E quem os chineses não surpreendem?
Em coletânea de colunas publicadas no jornal inglês “The Guardian”, Xinran se esforça para explicar as diferenças entre a China e o Ocidente – e acaba engrossando o coro dos atarantados pela complexidade e velocidade das mudanças naquele gigante asiáticoMarina Della Valle
A TV noticia que milhões de chineses cruzaram os braços por três minutos em luto pelas vítimas do grande terremoto do último 12 de maio, que contabilizava 69.130 mortos até terça-feira passada. O colega ao lado não resiste à piada: “Isso prova que eles realmente poderiam pular todos ao mesmo tempo”. A brincadeira é bem antiga, mas sobrevive. Afinal, “eles” -1,3 bilhão de chineses – e a China jamais cessam de surpreender os ocidentais, seja pela extensão de suas perdas ou de suas conquistas, pela diversidade de sua cultura milenar, pela complexidade de sua(s) língua(s), de suas transformações sociais, políticas e econômicas.
A julgar por O que os chineses não comem, coletânea de colunas publicadas no jornal inglês The Guardian, pela jornalista e escritora Xinran, a China também não cessa de causar espanto nos próprios chineses. Nascida em Pequim, Xinran vive na Inglaterra desde 1997. Volta para a China ao menos uma vez por ano e a cada viagem surpreende-se com a rapidez das mudanças na sociedade chinesa – e também com a persistência de velhos comportamentos que gostaria de ver esquecidos para sempre.
Xinran apresentou o primeiro programa de rádio chinês de aconselhamento pessoal. O programa, uma novidade no país, onde recato e discrição eram (e ainda são, em menor escala) exigidos das mulheres, foi um sucesso. Centenas de cartas mensais traziam relatos que mostravam uma China que muitos chineses desconheciam ou pensavam ser coisa do passado. Xinran investigou vários dos missivistas, e as histórias que recolheu geraram seus livros As boas mulheres da China e Enterro celestial (ambos publicados no Brasil pela Cia. das Letras). Miss Chopsticks, seu último livro, é baseado em lembranças de sua família. Todos se tornaram best-sellers internacionais.
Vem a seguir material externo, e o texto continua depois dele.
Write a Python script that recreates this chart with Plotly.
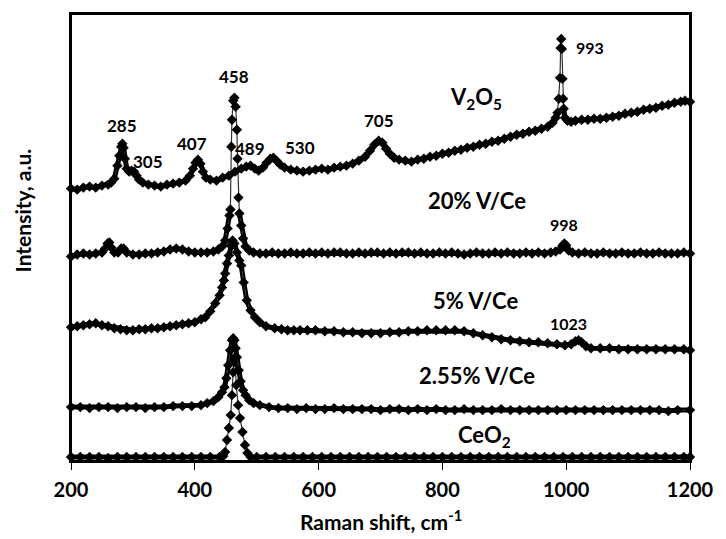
import plotly.graph_objects as go

# ---------------- data (arbitrary intensity units) -------------
v2o5_x = [200, 210, 220, 230, 240, 250, 260, 265, 270, 275, 278, 281, 283, 285, 287, 290, 294, 298,
          302, 306, 310, 316, 325, 335, 345, 355, 365, 375, 385, 392, 397, 401, 405, 409, 413, 418,
          425, 435, 445, 455, 465, 475, 483, 490, 497, 503, 510, 516, 522, 527, 532, 538, 545, 555,
          565, 575, 585, 595, 605, 615, 625, 635, 645, 655, 665, 675, 683, 690, 697, 703, 709, 715,
          722, 730, 740, 750, 760, 770, 780, 790, 800, 810, 820, 830, 840, 850, 860, 870, 880, 890,
          900, 910, 920, 930, 940, 950, 960, 970, 978, 983, 986, 988, 990, 991, 992, 993, 994, 995,
          996, 998, 1002, 1008, 1015, 1025, 1035, 1045, 1055, 1065, 1075, 1085, 1095, 1105, 1115,
          1125, 1135, 1145, 1155, 1165, 1175, 1185, 1192, 1200]
v2o5_y = [273, 272, 274, 275, 274, 276, 277, 279, 283, 296, 306, 315, 318, 314, 303, 293, 290, 291,
          290, 286, 282, 279, 277, 276, 275, 277, 278, 279, 281, 286, 293, 299, 302, 298, 290, 284,
          282, 281, 284, 286, 290, 293, 295, 296, 293, 291, 294, 299, 303, 304, 301, 297, 294, 292,
          291, 290, 291, 292, 293, 292, 294, 295, 296, 298, 301, 305, 311, 317, 321, 319, 313, 308,
          304, 302, 301, 300, 302, 303, 305, 306, 308, 309, 311, 312, 314, 315, 317, 318, 320, 321,
          323, 325, 327, 328, 330, 331, 333, 335, 339, 344, 349, 363, 384, 414, 423, 413, 383, 363,
          353, 344, 341, 340, 341, 342, 342, 343, 343, 344, 345, 346, 348, 349, 350,
          352, 353, 354, 356, 357, 359, 360, 361, 360]

v20_x = [200, 210, 220, 230, 240, 250, 255, 259, 262, 265, 270, 276, 281, 285, 290, 300, 310, 320,
         330, 340, 350, 360, 370, 380, 390, 400, 410, 420, 430, 438, 444, 449, 453, 456, 457.5, 459,
         460, 462, 464, 466, 468, 469, 470.5, 472, 475, 478, 482, 488, 495, 505, 515, 525, 535, 545,
         555, 565, 575, 585, 595, 605, 615, 625, 635, 645, 655, 665, 675, 685, 695, 705, 715, 725,
         735, 745, 755, 765, 775, 785, 795, 805, 815, 825, 835, 845, 855, 865, 875, 885, 895, 905,
         915, 925, 935, 945, 955, 965, 975, 983, 990, 994, 997, 1000, 1004, 1010, 1020, 1030, 1040,
         1050, 1060, 1070, 1080, 1090, 1100, 1110, 1120, 1130, 1140, 1150, 1160, 1170, 1180, 1190,
         1200]
v20_y = [205, 207, 208, 207, 208, 209, 213, 218, 219, 214, 209, 209, 213, 213, 209, 207, 207, 208,
         208, 209, 210, 212, 213, 212, 210, 209, 209, 209, 210, 212, 215, 221, 233, 246, 252, 315,
         342, 361, 364, 355, 332, 303, 264, 248, 236, 223, 215, 211, 209, 208, 208, 209, 208, 208,
         209, 208, 208, 209, 208, 209, 208, 209, 209, 208, 208, 209, 208, 209, 209, 208, 209, 208,
         209, 209, 208, 209, 208, 208, 209, 208, 209, 208, 207, 208, 209, 208, 208, 209, 208, 209,
         208, 208, 209, 208, 209, 208, 209, 210, 212, 216, 218, 216, 211, 209, 208, 209, 208,
         208, 209, 208, 208, 209, 208, 208, 209, 208, 208, 209, 208, 208, 208, 209,
         208]

v5_x = [200, 210, 220, 230, 240, 250, 260, 270, 280, 290, 300, 310, 320, 330, 340, 350, 360, 370,
        380, 390, 400, 410, 417, 425, 433, 440, 444, 447, 449, 452, 455, 458, 461, 464, 468, 472,
        475, 479, 484, 490, 497, 505, 515, 529, 540, 550, 560, 570, 582, 595, 610, 625, 640, 655,
        670, 685, 700, 715, 730, 745, 760, 775, 790, 805, 820, 835, 850, 865, 880, 895, 910, 925,
        940, 955, 970, 985, 998, 1008, 1015, 1020, 1025, 1032, 1040, 1055, 1070, 1085, 1100, 1115,
        1130, 1145, 1160, 1175, 1190, 1200]
v5_y = [134, 135, 136, 137, 138, 136, 135, 133, 132, 131, 131, 132, 132, 133, 133, 134, 135, 136,
        137, 138, 139, 142, 144, 150, 158, 166, 174, 181, 188, 198, 206, 216, 221, 218, 209, 201,
        196, 179, 161, 151, 144, 139, 135, 133, 132, 131, 131, 131, 131, 131, 130, 130, 129, 129,
        128, 128, 128, 129, 129, 130, 130, 131, 131, 131, 131, 130, 128, 126, 124, 122, 121, 120,
        119, 119, 118, 117, 116, 117, 120, 121, 119, 115, 113, 113, 113, 112, 112, 112,
        112, 112, 112, 112, 112, 111]

v255_x = [200, 215, 230, 245, 260, 275, 290, 305, 320, 335, 350, 365, 380, 395, 410, 420, 430, 438,
          444, 448, 451, 454, 457, 460, 462, 464, 466, 468, 471, 474, 478, 482, 488, 495, 505, 520,
          535, 550, 565, 580, 595, 610, 625, 640, 655, 670, 685, 700, 715, 730, 745, 760, 775, 790,
          805, 820, 835, 850, 865, 880, 895, 910, 925, 940, 955, 970, 985, 1000, 1015, 1030, 1045,
          1060, 1075, 1090, 1105, 1120, 1135, 1150, 1165, 1180, 1200]
v255_y = [54, 54, 53, 54, 54, 53, 54, 54, 53, 54, 54, 55, 55, 55, 56, 58, 60, 64,
          69, 74, 83, 96, 111, 121, 123, 121, 113, 104, 91, 80, 71, 66, 61, 58, 56, 54,
          53, 53, 52, 53, 52, 52, 53, 52, 52, 52, 52, 51, 52, 52, 51, 52, 51, 52,
          51, 51, 52, 51, 51, 51, 52, 51, 51, 51, 51, 51, 51, 51, 51, 51, 51,
          51, 51, 51, 51, 51, 51, 51, 50, 51, 51]

ceo2_x = [200, 215, 230, 245, 260, 275, 290, 305, 320, 335, 350, 365, 380, 395, 410, 425, 440, 446,
          449, 452, 455, 458, 460, 462, 463, 465, 467, 470, 473, 477, 481, 485, 490, 500, 515, 530,
          545, 560, 575, 590, 605, 620, 635, 650, 665, 680, 695, 710, 725, 740, 755, 770, 785, 800,
          815, 830, 845, 860, 875, 890, 905, 920, 935, 950, 965, 980, 995, 1010, 1025, 1040, 1055,
          1070, 1085, 1100, 1115, 1130, 1145, 1160, 1175, 1190, 1200]
ceo2_y = [4, 4, 4, 4, 3, 4, 4, 4, 4, 4, 4, 4, 4, 4, 4, 4, 4, 5,
          9, 21, 33, 46, 66, 89, 103, 99, 76, 56, 43, 29, 16, 8, 4, 4, 4, 4,
          4, 4, 4, 4, 4, 4, 4, 4, 4, 4, 4, 4, 4, 4, 4, 4, 4, 4,
          4, 4, 4, 4, 4, 4, 4, 4, 4, 4, 4, 4, 4, 4, 4, 4, 4,
          4, 4, 4, 4, 4, 4, 4, 4, 4, 4]

# (name, x, y, sharp-peak window drawn with thin line only)
series = [
    ("CeO2", ceo2_x, ceo2_y, (449, 485)),
    ("2.55% V/Ce", v255_x, v255_y, None),
    ("5% V/Ce", v5_x, v5_y, None),
    ("20% V/Ce", v20_x, v20_y, (456, 472)),
    ("V2O5", v2o5_x, v2o5_y, (986, 996)),
]

# peak / series labels: (text, x in cm-1, y in a.u., font size)
labels = [
    ("285", 283, 336, 17), ("305", 324, 300, 17), ("407", 396, 318, 17),
    ("458", 464, 385, 17), ("489", 489, 313, 17), ("530", 570, 314, 17),
    ("705", 698, 341, 17), ("993", 1039, 414, 16),
    ("V<sub>2</sub>O<sub>5</sub>", 855, 364, 22),
    ("20% V/Ce", 856, 261, 22), ("998", 996, 237, 16),
    ("5% V/Ce", 854, 161, 22), ("1023", 1004, 138, 16),
    ("2.55% V/Ce", 856, 86, 22), ("CeO<sub>2</sub>", 868, 25, 22),
]

x_ticks = [200, 400, 600, 800, 1000, 1200]

# ---------------- figure ----------------
fig = go.Figure()
for name, xs, ys, sharp in series:
    # heavy band for the noisy, densely sampled parts of the spectrum
    if sharp is None:
        band_y = list(ys)
    else:
        band_y = [None if sharp[0] < x < sharp[1] else y for x, y in zip(xs, ys)]
    fig.add_trace(go.Scatter(
        x=xs, y=band_y, mode="lines", line=dict(color="black", width=5),
        cliponaxis=False, showlegend=False, hoverinfo="skip", connectgaps=False,
    ))
    fig.add_trace(go.Scatter(
        x=xs, y=ys, mode="lines+markers", name=name,
        line=dict(color="#333333", width=1.2),
        marker=dict(symbol="diamond", size=8, color="black"),
        cliponaxis=False, showlegend=False,
    ))

FONT = "Lato, 'Open Sans', sans-serif"
for text, x, y, size in labels:
    fig.add_annotation(x=x, y=y, text=text, showarrow=False,
                       font=dict(family=FONT, size=size, color="black", weight="bold"))

fig.add_annotation(xref="paper", yref="paper", x=0.5, y=-0.132, xanchor="center", yanchor="middle",
                   text="Raman shift, cm<sup>-1</sup>", showarrow=False,
                   font=dict(family=FONT, size=21, color="black", weight="bold"))
fig.add_annotation(xref="paper", yref="paper", x=-0.078, y=0.56, xanchor="center", yanchor="middle",
                   text="Intensity, a.u.", textangle=-90, showarrow=False,
                   font=dict(family=FONT, size=21, color="black", weight="bold"))

# plot frame
fig.add_shape(type="rect", xref="paper", yref="paper", x0=0, y0=0, x1=1, y1=1,
              line=dict(color="black", width=2), layer="above")

fig.update_layout(
    width=726, height=539,
    margin=dict(l=71, r=27, t=13, b=78),
    paper_bgcolor="white", plot_bgcolor="white",
    font=dict(family=FONT, color="black"),
)
fig.update_xaxes(range=[200, 1200], tickvals=x_ticks, ticktext=[str(t) for t in x_ticks],
                 ticks="outside", ticklen=7, tickwidth=1, tickcolor="black",
                 ticklabelstandoff=3,
                 showline=True, linecolor="black", linewidth=2, mirror=True,
                 showgrid=False, zeroline=False,
                 tickfont=dict(family=FONT, size=20, color="black", weight="bold"))
fig.update_yaxes(range=[0, 448], showticklabels=False, ticks="",
                 showline=True, linecolor="black", linewidth=2, mirror=True,
                 showgrid=False, zeroline=False)

fig.write_html("out.html", config={"displayModeBar": False},
               post_script="document.body.style.margin='0';document.body.style.overflow='hidden';")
A maioria das crônicas compiladas em O que os chineses não comem trata das diferenças entre a China e a Inglaterra, que Xinran muitas vezes descreve como “um abismo”. A extensão desse abismo, porém, faz com que o escopo dos temas vá das peculiaridades gastronômicas que deram título ao livro até questões levantadas por famílias ocidentais que adotaram meninas chinesas abandonadas por força da política de um filho só e das mães forçadas a abrir mão dessas crianças. Este último assunto obteve tanta repercussão que motivou a autora a criar uma ONG, a Mother Bridge, dedicada principalmente a prestar assistência a mães biológicas e adotivas e promover uma aproximação cultural entre elas.
Partilhando espantos
Xinran nasceu em uma família abastada, que foi separada e sofreu bastante com a ascensão de Mao ao poder e a Revolução Cultural. Um de seus assuntos principais é o papel da mulher na sociedade chinesa, que permeia suas crônicas na forma de personagens diversos, mas igualmente interessantes. Esse mosaico de vozes femininas chinesas esbarra inevitavelmente na dor, que aparece no desespero da camponesa que foi obrigada a abandonar a filha frente às meninas bem criadas que encontrou na cidade; no bilhete suicida de uma moça taxada de “má” por ter sido beijada na testa por um rapaz; no comentário da faxineira do hotel que avisa à autora que o chá que ela bebe custa o equivalente ao salário mensal de todos os membros da família dela. Apesar do teor espinhoso do assunto, Xinran se afasta de outra autora chinesa tornada best-seller internacional, Jung Chang, de Cisnes selvagens, na maneira cândida com que busca respostas, uma aparente ingenuidade que subitamente expõe diferentes texturas e aspectos de um fato. E apesar de a autora estar o tempo todo presente no texto, não há rancor em suas palavras – há, quando necessário, indignação.
Já em seus momentos mais leves, O que os chineses não comem aborda com bom humor os reflexos da cultura ocidental na China, como a comemoração do Natal (anunciado no começo por ambulantes como “Missa Maluca”) e os variados toques de celular em voga no país; as perguntas e noções dos ocidentais sobre a China e dos chineses sobre os ocidentais; e as experiências da autora ao enfrentar as diferenças culturais entre a China e a Inglaterra. Quando narra suas últimas viagens ao seu país natal, Xinran registra seu espanto com a velocidade das mudanças, a dificuldade de conciliar suas lembranças com o que vê no presente. Mas Xinran acredita fielmente na construção de pontes – palavra que usa com freqüência – entre a cultura chinesa e a ocidental, e é com graça que convida o leitor a passear pelos aspectos pitorescos das duas, partilhando espantos.